__TO BE DONE__
Transcribe the material word for word, but without the images.

####################

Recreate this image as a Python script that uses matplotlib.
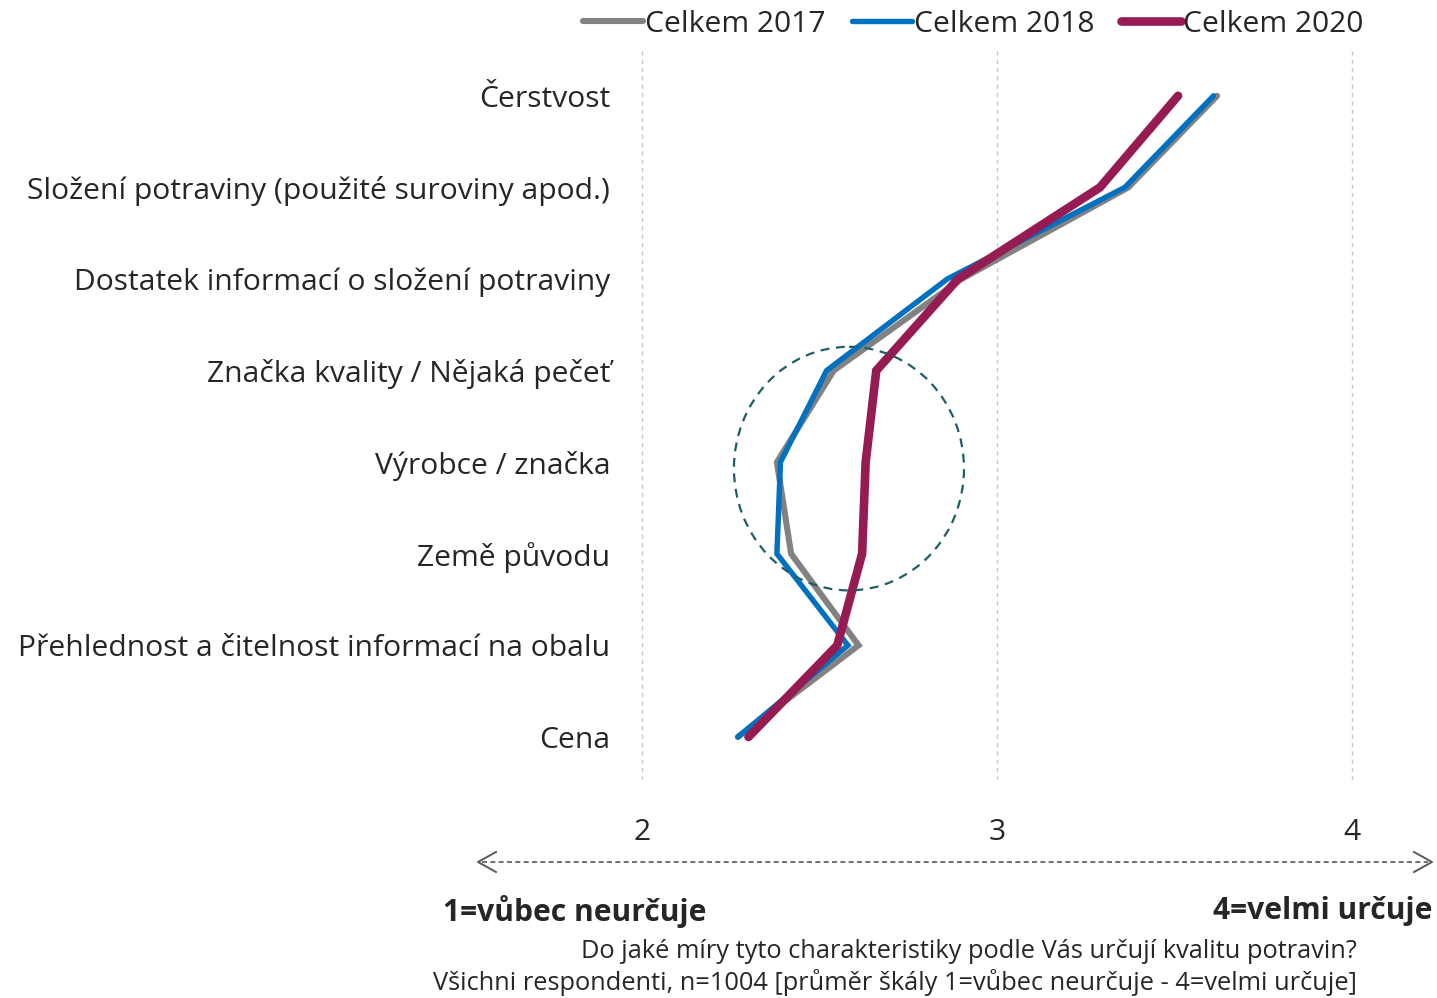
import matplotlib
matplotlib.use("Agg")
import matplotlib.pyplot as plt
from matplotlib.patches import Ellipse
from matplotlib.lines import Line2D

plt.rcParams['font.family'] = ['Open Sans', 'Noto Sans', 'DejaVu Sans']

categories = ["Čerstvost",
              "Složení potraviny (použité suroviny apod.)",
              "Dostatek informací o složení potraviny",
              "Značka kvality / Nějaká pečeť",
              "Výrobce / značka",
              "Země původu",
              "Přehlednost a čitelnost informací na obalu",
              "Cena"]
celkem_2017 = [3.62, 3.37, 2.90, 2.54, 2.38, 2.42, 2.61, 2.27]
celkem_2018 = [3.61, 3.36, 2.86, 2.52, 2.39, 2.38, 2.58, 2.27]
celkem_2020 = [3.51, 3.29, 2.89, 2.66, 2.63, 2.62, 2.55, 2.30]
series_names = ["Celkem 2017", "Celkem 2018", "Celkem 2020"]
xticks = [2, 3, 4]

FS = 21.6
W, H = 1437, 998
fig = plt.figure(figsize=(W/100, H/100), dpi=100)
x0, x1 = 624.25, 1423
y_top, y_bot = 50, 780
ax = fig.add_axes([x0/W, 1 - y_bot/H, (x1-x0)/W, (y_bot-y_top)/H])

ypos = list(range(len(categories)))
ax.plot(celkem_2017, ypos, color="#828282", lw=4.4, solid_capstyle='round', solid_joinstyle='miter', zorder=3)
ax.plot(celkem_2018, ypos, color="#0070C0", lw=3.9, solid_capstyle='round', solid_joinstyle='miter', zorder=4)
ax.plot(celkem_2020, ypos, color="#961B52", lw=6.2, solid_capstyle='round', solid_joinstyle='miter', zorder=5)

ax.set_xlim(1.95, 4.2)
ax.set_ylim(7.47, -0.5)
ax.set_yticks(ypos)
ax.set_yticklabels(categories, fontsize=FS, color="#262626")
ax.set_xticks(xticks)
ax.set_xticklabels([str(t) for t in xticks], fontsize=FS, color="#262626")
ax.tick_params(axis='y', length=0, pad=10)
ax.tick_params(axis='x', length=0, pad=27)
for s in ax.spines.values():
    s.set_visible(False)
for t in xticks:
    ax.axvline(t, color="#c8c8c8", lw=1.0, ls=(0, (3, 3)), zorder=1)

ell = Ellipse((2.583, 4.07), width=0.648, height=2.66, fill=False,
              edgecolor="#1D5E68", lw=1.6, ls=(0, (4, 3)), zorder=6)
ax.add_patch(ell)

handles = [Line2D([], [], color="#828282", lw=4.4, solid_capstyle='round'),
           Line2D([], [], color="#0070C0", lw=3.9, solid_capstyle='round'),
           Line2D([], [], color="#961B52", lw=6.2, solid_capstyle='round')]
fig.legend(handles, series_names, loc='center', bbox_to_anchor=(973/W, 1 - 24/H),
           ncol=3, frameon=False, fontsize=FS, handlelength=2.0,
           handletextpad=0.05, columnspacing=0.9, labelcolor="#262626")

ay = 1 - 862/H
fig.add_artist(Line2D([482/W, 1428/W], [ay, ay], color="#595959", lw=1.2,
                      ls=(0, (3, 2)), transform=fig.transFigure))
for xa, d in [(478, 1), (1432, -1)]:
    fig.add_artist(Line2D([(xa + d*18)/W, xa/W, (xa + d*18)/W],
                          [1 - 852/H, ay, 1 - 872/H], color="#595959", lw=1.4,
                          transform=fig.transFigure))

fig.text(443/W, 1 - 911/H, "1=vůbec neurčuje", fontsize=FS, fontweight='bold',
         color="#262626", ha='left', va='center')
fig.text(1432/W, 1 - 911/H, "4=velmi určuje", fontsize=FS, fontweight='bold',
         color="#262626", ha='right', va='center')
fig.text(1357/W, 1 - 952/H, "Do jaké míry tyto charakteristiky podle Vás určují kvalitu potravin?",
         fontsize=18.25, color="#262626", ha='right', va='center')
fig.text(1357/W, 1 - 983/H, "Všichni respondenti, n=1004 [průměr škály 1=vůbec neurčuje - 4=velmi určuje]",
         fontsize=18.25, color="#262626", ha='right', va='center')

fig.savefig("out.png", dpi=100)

####################

__TASK RESPONSE__
Recreate this image as a Python script that uses matplotlib.
import matplotlib
matplotlib.use("Agg")
import matplotlib.pyplot as plt
from matplotlib.patches import Ellipse
from matplotlib.lines import Line2D

plt.rcParams['font.family'] = ['Open Sans', 'Noto Sans', 'DejaVu Sans']

categories = ["Čerstvost",
              "Složení potraviny (použité suroviny apod.)",
              "Dostatek informací o složení potraviny",
              "Značka kvality / Nějaká pečeť",
              "Výrobce / značka",
              "Země původu",
              "Přehlednost a čitelnost informací na obalu",
              "Cena"]
celkem_2017 = [3.62, 3.37, 2.90, 2.54, 2.38, 2.42, 2.61, 2.27]
celkem_2018 = [3.61, 3.36, 2.86, 2.52, 2.39, 2.38, 2.58, 2.27]
celkem_2020 = [3.51, 3.29, 2.89, 2.66, 2.63, 2.62, 2.55, 2.30]
series_names = ["Celkem 2017", "Celkem 2018", "Celkem 2020"]
xticks = [2, 3, 4]

FS = 21.6
W, H = 1437, 998
fig = plt.figure(figsize=(W/100, H/100), dpi=100)
x0, x1 = 624.25, 1423
y_top, y_bot = 50, 780
ax = fig.add_axes([x0/W, 1 - y_bot/H, (x1-x0)/W, (y_bot-y_top)/H])

ypos = list(range(len(categories)))
ax.plot(celkem_2017, ypos, color="#828282", lw=4.4, solid_capstyle='round', solid_joinstyle='miter', zorder=3)
ax.plot(celkem_2018, ypos, color="#0070C0", lw=3.9, solid_capstyle='round', solid_joinstyle='miter', zorder=4)
ax.plot(celkem_2020, ypos, color="#961B52", lw=6.2, solid_capstyle='round', solid_joinstyle='miter', zorder=5)

ax.set_xlim(1.95, 4.2)
ax.set_ylim(7.47, -0.5)
ax.set_yticks(ypos)
ax.set_yticklabels(categories, fontsize=FS, color="#262626")
ax.set_xticks(xticks)
ax.set_xticklabels([str(t) for t in xticks], fontsize=FS, color="#262626")
ax.tick_params(axis='y', length=0, pad=10)
ax.tick_params(axis='x', length=0, pad=27)
for s in ax.spines.values():
    s.set_visible(False)
for t in xticks:
    ax.axvline(t, color="#c8c8c8", lw=1.0, ls=(0, (3, 3)), zorder=1)

ell = Ellipse((2.583, 4.07), width=0.648, height=2.66, fill=False,
              edgecolor="#1D5E68", lw=1.6, ls=(0, (4, 3)), zorder=6)
ax.add_patch(ell)

handles = [Line2D([], [], color="#828282", lw=4.4, solid_capstyle='round'),
           Line2D([], [], color="#0070C0", lw=3.9, solid_capstyle='round'),
           Line2D([], [], color="#961B52", lw=6.2, solid_capstyle='round')]
fig.legend(handles, series_names, loc='center', bbox_to_anchor=(973/W, 1 - 24/H),
           ncol=3, frameon=False, fontsize=FS, handlelength=2.0,
           handletextpad=0.05, columnspacing=0.9, labelcolor="#262626")

ay = 1 - 862/H
fig.add_artist(Line2D([482/W, 1428/W], [ay, ay], color="#595959", lw=1.2,
                      ls=(0, (3, 2)), transform=fig.transFigure))
for xa, d in [(478, 1), (1432, -1)]:
    fig.add_artist(Line2D([(xa + d*18)/W, xa/W, (xa + d*18)/W],
                          [1 - 852/H, ay, 1 - 872/H], color="#595959", lw=1.4,
                          transform=fig.transFigure))

fig.text(443/W, 1 - 911/H, "1=vůbec neurčuje", fontsize=FS, fontweight='bold',
         color="#262626", ha='left', va='center')
fig.text(1432/W, 1 - 911/H, "4=velmi určuje", fontsize=FS, fontweight='bold',
         color="#262626", ha='right', va='center')
fig.text(1357/W, 1 - 952/H, "Do jaké míry tyto charakteristiky podle Vás určují kvalitu potravin?",
         fontsize=18.25, color="#262626", ha='right', va='center')
fig.text(1357/W, 1 - 983/H, "Všichni respondenti, n=1004 [průměr škály 1=vůbec neurčuje - 4=velmi určuje]",
         fontsize=18.25, color="#262626", ha='right', va='center')

fig.savefig("out.png", dpi=100)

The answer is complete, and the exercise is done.